-- BEGIN Given material --

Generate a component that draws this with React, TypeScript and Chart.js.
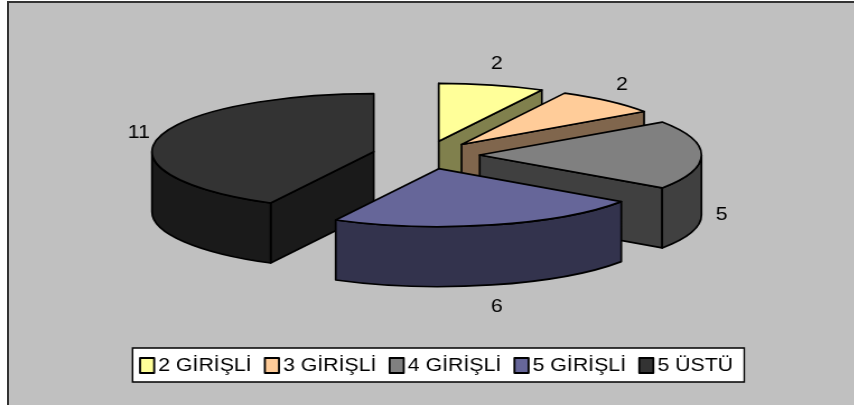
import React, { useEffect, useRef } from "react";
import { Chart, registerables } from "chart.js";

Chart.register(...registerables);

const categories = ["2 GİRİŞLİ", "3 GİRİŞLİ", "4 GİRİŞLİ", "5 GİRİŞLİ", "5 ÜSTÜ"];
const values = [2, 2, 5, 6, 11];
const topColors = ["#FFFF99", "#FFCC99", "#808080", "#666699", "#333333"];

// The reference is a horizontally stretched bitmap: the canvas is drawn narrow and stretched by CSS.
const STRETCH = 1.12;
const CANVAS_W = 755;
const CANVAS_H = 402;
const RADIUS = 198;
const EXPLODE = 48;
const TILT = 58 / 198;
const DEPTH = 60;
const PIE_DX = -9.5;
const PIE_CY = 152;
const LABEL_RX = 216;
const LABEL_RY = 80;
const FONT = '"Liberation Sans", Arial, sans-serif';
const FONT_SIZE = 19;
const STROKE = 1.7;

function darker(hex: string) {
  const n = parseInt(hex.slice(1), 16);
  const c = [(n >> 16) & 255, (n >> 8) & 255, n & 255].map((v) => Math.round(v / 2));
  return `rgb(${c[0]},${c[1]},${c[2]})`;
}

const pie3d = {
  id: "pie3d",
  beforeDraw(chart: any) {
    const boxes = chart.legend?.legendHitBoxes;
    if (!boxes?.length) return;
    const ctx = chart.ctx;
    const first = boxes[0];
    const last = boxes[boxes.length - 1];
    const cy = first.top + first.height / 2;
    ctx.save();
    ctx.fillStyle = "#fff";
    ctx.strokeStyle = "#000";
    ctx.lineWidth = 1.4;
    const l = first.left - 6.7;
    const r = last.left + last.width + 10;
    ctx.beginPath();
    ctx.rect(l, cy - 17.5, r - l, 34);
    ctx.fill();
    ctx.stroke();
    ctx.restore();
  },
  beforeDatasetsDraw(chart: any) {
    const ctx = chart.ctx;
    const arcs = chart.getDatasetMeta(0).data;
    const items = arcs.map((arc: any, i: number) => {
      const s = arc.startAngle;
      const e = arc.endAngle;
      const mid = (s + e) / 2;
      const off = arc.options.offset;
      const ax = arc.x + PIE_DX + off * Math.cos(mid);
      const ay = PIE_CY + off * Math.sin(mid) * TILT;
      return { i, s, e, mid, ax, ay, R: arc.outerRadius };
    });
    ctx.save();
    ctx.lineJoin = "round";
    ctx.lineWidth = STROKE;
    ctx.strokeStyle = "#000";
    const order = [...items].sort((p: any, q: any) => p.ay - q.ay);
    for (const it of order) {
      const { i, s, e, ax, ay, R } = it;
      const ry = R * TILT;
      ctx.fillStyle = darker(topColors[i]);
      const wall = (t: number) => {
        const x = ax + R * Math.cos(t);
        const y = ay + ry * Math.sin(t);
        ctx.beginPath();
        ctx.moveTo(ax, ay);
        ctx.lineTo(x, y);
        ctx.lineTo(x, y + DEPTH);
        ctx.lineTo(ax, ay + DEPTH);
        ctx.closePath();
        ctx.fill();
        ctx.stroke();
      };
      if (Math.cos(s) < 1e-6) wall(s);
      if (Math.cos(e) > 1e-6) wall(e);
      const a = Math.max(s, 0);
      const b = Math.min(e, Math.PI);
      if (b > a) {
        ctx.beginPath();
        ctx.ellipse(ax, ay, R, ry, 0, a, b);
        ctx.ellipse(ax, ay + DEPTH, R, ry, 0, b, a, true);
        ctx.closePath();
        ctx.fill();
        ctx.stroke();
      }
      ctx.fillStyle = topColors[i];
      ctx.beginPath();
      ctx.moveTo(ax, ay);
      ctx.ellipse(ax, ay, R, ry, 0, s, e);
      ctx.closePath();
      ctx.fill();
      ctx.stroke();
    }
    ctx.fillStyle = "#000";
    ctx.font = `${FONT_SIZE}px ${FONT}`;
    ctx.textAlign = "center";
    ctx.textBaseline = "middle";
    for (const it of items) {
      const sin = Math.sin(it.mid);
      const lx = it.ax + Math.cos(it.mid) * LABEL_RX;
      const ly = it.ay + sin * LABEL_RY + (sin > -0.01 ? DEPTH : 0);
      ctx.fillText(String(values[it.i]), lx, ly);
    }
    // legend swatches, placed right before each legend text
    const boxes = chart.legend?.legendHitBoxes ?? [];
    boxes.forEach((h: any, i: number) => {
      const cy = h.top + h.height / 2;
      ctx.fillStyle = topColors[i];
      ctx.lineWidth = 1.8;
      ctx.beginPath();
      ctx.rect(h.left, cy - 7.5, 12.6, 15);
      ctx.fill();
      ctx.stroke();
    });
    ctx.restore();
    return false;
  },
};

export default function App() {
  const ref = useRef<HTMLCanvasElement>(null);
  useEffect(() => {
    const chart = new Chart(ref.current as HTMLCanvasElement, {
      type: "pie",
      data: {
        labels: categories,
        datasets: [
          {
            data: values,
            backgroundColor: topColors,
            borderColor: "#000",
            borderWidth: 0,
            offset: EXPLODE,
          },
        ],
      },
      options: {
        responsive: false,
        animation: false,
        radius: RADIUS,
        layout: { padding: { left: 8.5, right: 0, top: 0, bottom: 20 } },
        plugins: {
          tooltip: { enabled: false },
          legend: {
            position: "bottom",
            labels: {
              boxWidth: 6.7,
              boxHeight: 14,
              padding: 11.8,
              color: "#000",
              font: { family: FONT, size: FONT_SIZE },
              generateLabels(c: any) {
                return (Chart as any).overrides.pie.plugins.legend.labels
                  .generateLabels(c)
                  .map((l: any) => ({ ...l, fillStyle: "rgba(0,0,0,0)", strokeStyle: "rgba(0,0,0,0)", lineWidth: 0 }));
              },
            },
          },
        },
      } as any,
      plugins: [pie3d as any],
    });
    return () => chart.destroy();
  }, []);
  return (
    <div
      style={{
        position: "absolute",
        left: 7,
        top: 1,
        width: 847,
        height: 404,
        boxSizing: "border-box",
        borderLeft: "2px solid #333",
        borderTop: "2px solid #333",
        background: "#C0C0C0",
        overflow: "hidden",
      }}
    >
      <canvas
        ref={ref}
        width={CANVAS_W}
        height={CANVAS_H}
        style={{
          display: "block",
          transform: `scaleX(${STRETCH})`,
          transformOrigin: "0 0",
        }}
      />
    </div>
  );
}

-- END Given material --

▶ _Given request_:
Omit every picture, then repeat the remaining data exactly as it appears above.

▶ _Output for this exercise_:
Generate a component that draws this with React, TypeScript and Chart.js.
import React, { useEffect, useRef } from "react";
import { Chart, registerables } from "chart.js";

Chart.register(...registerables);

const categories = ["2 GİRİŞLİ", "3 GİRİŞLİ", "4 GİRİŞLİ", "5 GİRİŞLİ", "5 ÜSTÜ"];
const values = [2, 2, 5, 6, 11];
const topColors = ["#FFFF99", "#FFCC99", "#808080", "#666699", "#333333"];

// The reference is a horizontally stretched bitmap: the canvas is drawn narrow and stretched by CSS.
const STRETCH = 1.12;
const CANVAS_W = 755;
const CANVAS_H = 402;
const RADIUS = 198;
const EXPLODE = 48;
const TILT = 58 / 198;
const DEPTH = 60;
const PIE_DX = -9.5;
const PIE_CY = 152;
const LABEL_RX = 216;
const LABEL_RY = 80;
const FONT = '"Liberation Sans", Arial, sans-serif';
const FONT_SIZE = 19;
const STROKE = 1.7;

function darker(hex: string) {
  const n = parseInt(hex.slice(1), 16);
  const c = [(n >> 16) & 255, (n >> 8) & 255, n & 255].map((v) => Math.round(v / 2));
  return `rgb(${c[0]},${c[1]},${c[2]})`;
}

const pie3d = {
  id: "pie3d",
  beforeDraw(chart: any) {
    const boxes = chart.legend?.legendHitBoxes;
    if (!boxes?.length) return;
    const ctx = chart.ctx;
    const first = boxes[0];
    const last = boxes[boxes.length - 1];
    const cy = first.top + first.height / 2;
    ctx.save();
    ctx.fillStyle = "#fff";
    ctx.strokeStyle = "#000";
    ctx.lineWidth = 1.4;
    const l = first.left - 6.7;
    const r = last.left + last.width + 10;
    ctx.beginPath();
    ctx.rect(l, cy - 17.5, r - l, 34);
    ctx.fill();
    ctx.stroke();
    ctx.restore();
  },
  beforeDatasetsDraw(chart: any) {
    const ctx = chart.ctx;
    const arcs = chart.getDatasetMeta(0).data;
    const items = arcs.map((arc: any, i: number) => {
      const s = arc.startAngle;
      const e = arc.endAngle;
      const mid = (s + e) / 2;
      const off = arc.options.offset;
      const ax = arc.x + PIE_DX + off * Math.cos(mid);
      const ay = PIE_CY + off * Math.sin(mid) * TILT;
      return { i, s, e, mid, ax, ay, R: arc.outerRadius };
    });
    ctx.save();
    ctx.lineJoin = "round";
    ctx.lineWidth = STROKE;
    ctx.strokeStyle = "#000";
    const order = [...items].sort((p: any, q: any) => p.ay - q.ay);
    for (const it of order) {
      const { i, s, e, ax, ay, R } = it;
      const ry = R * TILT;
      ctx.fillStyle = darker(topColors[i]);
      const wall = (t: number) => {
        const x = ax + R * Math.cos(t);
        const y = ay + ry * Math.sin(t);
        ctx.beginPath();
        ctx.moveTo(ax, ay);
        ctx.lineTo(x, y);
        ctx.lineTo(x, y + DEPTH);
        ctx.lineTo(ax, ay + DEPTH);
        ctx.closePath();
        ctx.fill();
        ctx.stroke();
      };
      if (Math.cos(s) < 1e-6) wall(s);
      if (Math.cos(e) > 1e-6) wall(e);
      const a = Math.max(s, 0);
      const b = Math.min(e, Math.PI);
      if (b > a) {
        ctx.beginPath();
        ctx.ellipse(ax, ay, R, ry, 0, a, b);
        ctx.ellipse(ax, ay + DEPTH, R, ry, 0, b, a, true);
        ctx.closePath();
        ctx.fill();
        ctx.stroke();
      }
      ctx.fillStyle = topColors[i];
      ctx.beginPath();
      ctx.moveTo(ax, ay);
      ctx.ellipse(ax, ay, R, ry, 0, s, e);
      ctx.closePath();
      ctx.fill();
      ctx.stroke();
    }
    ctx.fillStyle = "#000";
    ctx.font = `${FONT_SIZE}px ${FONT}`;
    ctx.textAlign = "center";
    ctx.textBaseline = "middle";
    for (const it of items) {
      const sin = Math.sin(it.mid);
      const lx = it.ax + Math.cos(it.mid) * LABEL_RX;
      const ly = it.ay + sin * LABEL_RY + (sin > -0.01 ? DEPTH : 0);
      ctx.fillText(String(values[it.i]), lx, ly);
    }
    // legend swatches, placed right before each legend text
    const boxes = chart.legend?.legendHitBoxes ?? [];
    boxes.forEach((h: any, i: number) => {
      const cy = h.top + h.height / 2;
      ctx.fillStyle = topColors[i];
      ctx.lineWidth = 1.8;
      ctx.beginPath();
      ctx.rect(h.left, cy - 7.5, 12.6, 15);
      ctx.fill();
      ctx.stroke();
    });
    ctx.restore();
    return false;
  },
};

export default function App() {
  const ref = useRef<HTMLCanvasElement>(null);
  useEffect(() => {
    const chart = new Chart(ref.current as HTMLCanvasElement, {
      type: "pie",
      data: {
        labels: categories,
        datasets: [
          {
            data: values,
            backgroundColor: topColors,
            borderColor: "#000",
            borderWidth: 0,
            offset: EXPLODE,
          },
        ],
      },
      options: {
        responsive: false,
        animation: false,
        radius: RADIUS,
        layout: { padding: { left: 8.5, right: 0, top: 0, bottom: 20 } },
        plugins: {
          tooltip: { enabled: false },
          legend: {
            position: "bottom",
            labels: {
              boxWidth: 6.7,
              boxHeight: 14,
              padding: 11.8,
              color: "#000",
              font: { family: FONT, size: FONT_SIZE },
              generateLabels(c: any) {
                return (Chart as any).overrides.pie.plugins.legend.labels
                  .generateLabels(c)
                  .map((l: any) => ({ ...l, fillStyle: "rgba(0,0,0,0)", strokeStyle: "rgba(0,0,0,0)", lineWidth: 0 }));
              },
            },
          },
        },
      } as any,
      plugins: [pie3d as any],
    });
    return () => chart.destroy();
  }, []);
  return (
    <div
      style={{
        position: "absolute",
        left: 7,
        top: 1,
        width: 847,
        height: 404,
        boxSizing: "border-box",
        borderLeft: "2px solid #333",
        borderTop: "2px solid #333",
        background: "#C0C0C0",
        overflow: "hidden",
      }}
    >
      <canvas
        ref={ref}
        width={CANVAS_W}
        height={CANVAS_H}
        style={{
          display: "block",
          transform: `scaleX(${STRETCH})`,
          transformOrigin: "0 0",
        }}
      />
    </div>
  );
}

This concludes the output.